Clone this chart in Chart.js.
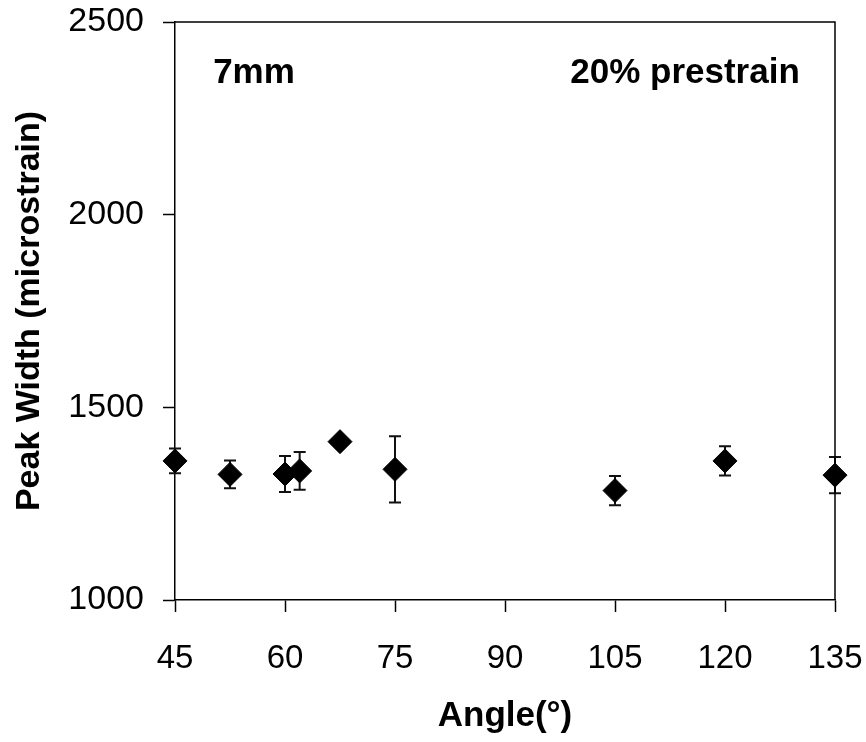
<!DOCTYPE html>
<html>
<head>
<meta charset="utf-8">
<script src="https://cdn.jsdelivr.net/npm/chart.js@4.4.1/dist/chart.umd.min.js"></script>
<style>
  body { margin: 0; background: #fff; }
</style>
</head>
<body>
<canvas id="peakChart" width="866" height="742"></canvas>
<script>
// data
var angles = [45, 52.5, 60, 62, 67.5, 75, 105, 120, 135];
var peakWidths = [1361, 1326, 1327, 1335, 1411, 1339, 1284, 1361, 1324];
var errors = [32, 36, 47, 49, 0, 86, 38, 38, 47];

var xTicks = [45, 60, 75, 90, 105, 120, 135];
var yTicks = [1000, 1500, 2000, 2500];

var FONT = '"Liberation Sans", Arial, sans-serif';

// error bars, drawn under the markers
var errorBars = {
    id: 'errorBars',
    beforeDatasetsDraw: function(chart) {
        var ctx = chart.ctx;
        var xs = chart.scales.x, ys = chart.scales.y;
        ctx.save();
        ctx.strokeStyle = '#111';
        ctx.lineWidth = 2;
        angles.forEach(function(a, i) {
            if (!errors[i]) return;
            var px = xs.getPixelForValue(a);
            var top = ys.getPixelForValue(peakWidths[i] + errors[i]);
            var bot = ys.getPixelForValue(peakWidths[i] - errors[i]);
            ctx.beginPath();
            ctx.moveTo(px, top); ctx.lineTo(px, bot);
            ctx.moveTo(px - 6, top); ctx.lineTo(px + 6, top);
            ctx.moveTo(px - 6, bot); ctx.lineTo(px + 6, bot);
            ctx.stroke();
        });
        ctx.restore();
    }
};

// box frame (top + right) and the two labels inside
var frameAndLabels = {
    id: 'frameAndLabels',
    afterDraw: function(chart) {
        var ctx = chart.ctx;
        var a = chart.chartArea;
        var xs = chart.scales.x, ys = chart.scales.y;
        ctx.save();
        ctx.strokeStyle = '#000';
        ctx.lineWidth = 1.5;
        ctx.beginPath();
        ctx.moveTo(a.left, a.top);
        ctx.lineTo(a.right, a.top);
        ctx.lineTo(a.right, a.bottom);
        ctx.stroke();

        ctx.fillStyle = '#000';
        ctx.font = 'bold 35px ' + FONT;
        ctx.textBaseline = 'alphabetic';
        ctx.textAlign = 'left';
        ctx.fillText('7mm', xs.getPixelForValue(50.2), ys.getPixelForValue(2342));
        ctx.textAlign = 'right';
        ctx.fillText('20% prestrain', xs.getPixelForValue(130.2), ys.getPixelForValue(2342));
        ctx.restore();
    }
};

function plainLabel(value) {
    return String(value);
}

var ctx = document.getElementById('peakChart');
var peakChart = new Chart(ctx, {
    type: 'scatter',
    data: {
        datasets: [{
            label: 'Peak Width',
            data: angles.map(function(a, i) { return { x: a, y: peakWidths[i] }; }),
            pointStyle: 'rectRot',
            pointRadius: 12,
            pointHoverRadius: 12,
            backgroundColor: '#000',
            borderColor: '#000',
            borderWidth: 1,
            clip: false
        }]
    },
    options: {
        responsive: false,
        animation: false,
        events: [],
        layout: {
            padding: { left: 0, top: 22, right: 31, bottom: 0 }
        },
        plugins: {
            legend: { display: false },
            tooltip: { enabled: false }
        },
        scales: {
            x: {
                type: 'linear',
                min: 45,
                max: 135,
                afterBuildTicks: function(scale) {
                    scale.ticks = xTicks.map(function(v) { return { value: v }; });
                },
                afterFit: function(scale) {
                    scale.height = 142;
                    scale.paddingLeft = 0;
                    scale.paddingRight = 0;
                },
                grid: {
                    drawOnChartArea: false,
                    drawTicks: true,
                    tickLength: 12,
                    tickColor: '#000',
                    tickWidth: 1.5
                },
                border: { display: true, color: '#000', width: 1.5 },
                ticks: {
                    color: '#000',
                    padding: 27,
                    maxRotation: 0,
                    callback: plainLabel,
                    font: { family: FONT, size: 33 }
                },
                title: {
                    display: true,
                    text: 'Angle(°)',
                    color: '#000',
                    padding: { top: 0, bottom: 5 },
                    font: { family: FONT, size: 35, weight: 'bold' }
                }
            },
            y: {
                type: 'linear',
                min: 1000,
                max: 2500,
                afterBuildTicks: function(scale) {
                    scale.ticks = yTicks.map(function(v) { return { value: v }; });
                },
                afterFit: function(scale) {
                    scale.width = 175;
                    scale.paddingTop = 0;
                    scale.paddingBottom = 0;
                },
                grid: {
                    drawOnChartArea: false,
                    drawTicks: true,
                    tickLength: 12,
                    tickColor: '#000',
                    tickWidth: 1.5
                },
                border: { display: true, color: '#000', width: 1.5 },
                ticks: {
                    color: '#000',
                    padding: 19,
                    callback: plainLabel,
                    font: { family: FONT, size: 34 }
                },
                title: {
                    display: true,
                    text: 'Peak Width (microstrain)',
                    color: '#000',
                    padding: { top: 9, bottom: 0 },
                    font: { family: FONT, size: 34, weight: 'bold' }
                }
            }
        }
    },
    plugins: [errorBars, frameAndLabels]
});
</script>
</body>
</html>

▶ [Task objective]: The pictures should not be reproduced; quote all of the other material exactly.

▶ [Task solution]:
Clone this chart in Chart.js.
<!DOCTYPE html>
<html>
<head>
<meta charset="utf-8">
<script src="https://cdn.jsdelivr.net/npm/chart.js@4.4.1/dist/chart.umd.min.js"></script>
<style>
  body { margin: 0; background: #fff; }
</style>
</head>
<body>
<canvas id="peakChart" width="866" height="742"></canvas>
<script>
// data
var angles = [45, 52.5, 60, 62, 67.5, 75, 105, 120, 135];
var peakWidths = [1361, 1326, 1327, 1335, 1411, 1339, 1284, 1361, 1324];
var errors = [32, 36, 47, 49, 0, 86, 38, 38, 47];

var xTicks = [45, 60, 75, 90, 105, 120, 135];
var yTicks = [1000, 1500, 2000, 2500];

var FONT = '"Liberation Sans", Arial, sans-serif';

// error bars, drawn under the markers
var errorBars = {
    id: 'errorBars',
    beforeDatasetsDraw: function(chart) {
        var ctx = chart.ctx;
        var xs = chart.scales.x, ys = chart.scales.y;
        ctx.save();
        ctx.strokeStyle = '#111';
        ctx.lineWidth = 2;
        angles.forEach(function(a, i) {
            if (!errors[i]) return;
            var px = xs.getPixelForValue(a);
            var top = ys.getPixelForValue(peakWidths[i] + errors[i]);
            var bot = ys.getPixelForValue(peakWidths[i] - errors[i]);
            ctx.beginPath();
            ctx.moveTo(px, top); ctx.lineTo(px, bot);
            ctx.moveTo(px - 6, top); ctx.lineTo(px + 6, top);
            ctx.moveTo(px - 6, bot); ctx.lineTo(px + 6, bot);
            ctx.stroke();
        });
        ctx.restore();
    }
};

// box frame (top + right) and the two labels inside
var frameAndLabels = {
    id: 'frameAndLabels',
    afterDraw: function(chart) {
        var ctx = chart.ctx;
        var a = chart.chartArea;
        var xs = chart.scales.x, ys = chart.scales.y;
        ctx.save();
        ctx.strokeStyle = '#000';
        ctx.lineWidth = 1.5;
        ctx.beginPath();
        ctx.moveTo(a.left, a.top);
        ctx.lineTo(a.right, a.top);
        ctx.lineTo(a.right, a.bottom);
        ctx.stroke();

        ctx.fillStyle = '#000';
        ctx.font = 'bold 35px ' + FONT;
        ctx.textBaseline = 'alphabetic';
        ctx.textAlign = 'left';
        ctx.fillText('7mm', xs.getPixelForValue(50.2), ys.getPixelForValue(2342));
        ctx.textAlign = 'right';
        ctx.fillText('20% prestrain', xs.getPixelForValue(130.2), ys.getPixelForValue(2342));
        ctx.restore();
    }
};

function plainLabel(value) {
    return String(value);
}

var ctx = document.getElementById('peakChart');
var peakChart = new Chart(ctx, {
    type: 'scatter',
    data: {
        datasets: [{
            label: 'Peak Width',
            data: angles.map(function(a, i) { return { x: a, y: peakWidths[i] }; }),
            pointStyle: 'rectRot',
            pointRadius: 12,
            pointHoverRadius: 12,
            backgroundColor: '#000',
            borderColor: '#000',
            borderWidth: 1,
            clip: false
        }]
    },
    options: {
        responsive: false,
        animation: false,
        events: [],
        layout: {
            padding: { left: 0, top: 22, right: 31, bottom: 0 }
        },
        plugins: {
            legend: { display: false },
            tooltip: { enabled: false }
        },
        scales: {
            x: {
                type: 'linear',
                min: 45,
                max: 135,
                afterBuildTicks: function(scale) {
                    scale.ticks = xTicks.map(function(v) { return { value: v }; });
                },
                afterFit: function(scale) {
                    scale.height = 142;
                    scale.paddingLeft = 0;
                    scale.paddingRight = 0;
                },
                grid: {
                    drawOnChartArea: false,
                    drawTicks: true,
                    tickLength: 12,
                    tickColor: '#000',
                    tickWidth: 1.5
                },
                border: { display: true, color: '#000', width: 1.5 },
                ticks: {
                    color: '#000',
                    padding: 27,
                    maxRotation: 0,
                    callback: plainLabel,
                    font: { family: FONT, size: 33 }
                },
                title: {
                    display: true,
                    text: 'Angle(°)',
                    color: '#000',
                    padding: { top: 0, bottom: 5 },
                    font: { family: FONT, size: 35, weight: 'bold' }
                }
            },
            y: {
                type: 'linear',
                min: 1000,
                max: 2500,
                afterBuildTicks: function(scale) {
                    scale.ticks = yTicks.map(function(v) { return { value: v }; });
                },
                afterFit: function(scale) {
                    scale.width = 175;
                    scale.paddingTop = 0;
                    scale.paddingBottom = 0;
                },
                grid: {
                    drawOnChartArea: false,
                    drawTicks: true,
                    tickLength: 12,
                    tickColor: '#000',
                    tickWidth: 1.5
                },
                border: { display: true, color: '#000', width: 1.5 },
                ticks: {
                    color: '#000',
                    padding: 19,
                    callback: plainLabel,
                    font: { family: FONT, size: 34 }
                },
                title: {
                    display: true,
                    text: 'Peak Width (microstrain)',
                    color: '#000',
                    padding: { top: 9, bottom: 0 },
                    font: { family: FONT, size: 34, weight: 'bold' }
                }
            }
        }
    },
    plugins: [errorBars, frameAndLabels]
});
</script>
</body>
</html>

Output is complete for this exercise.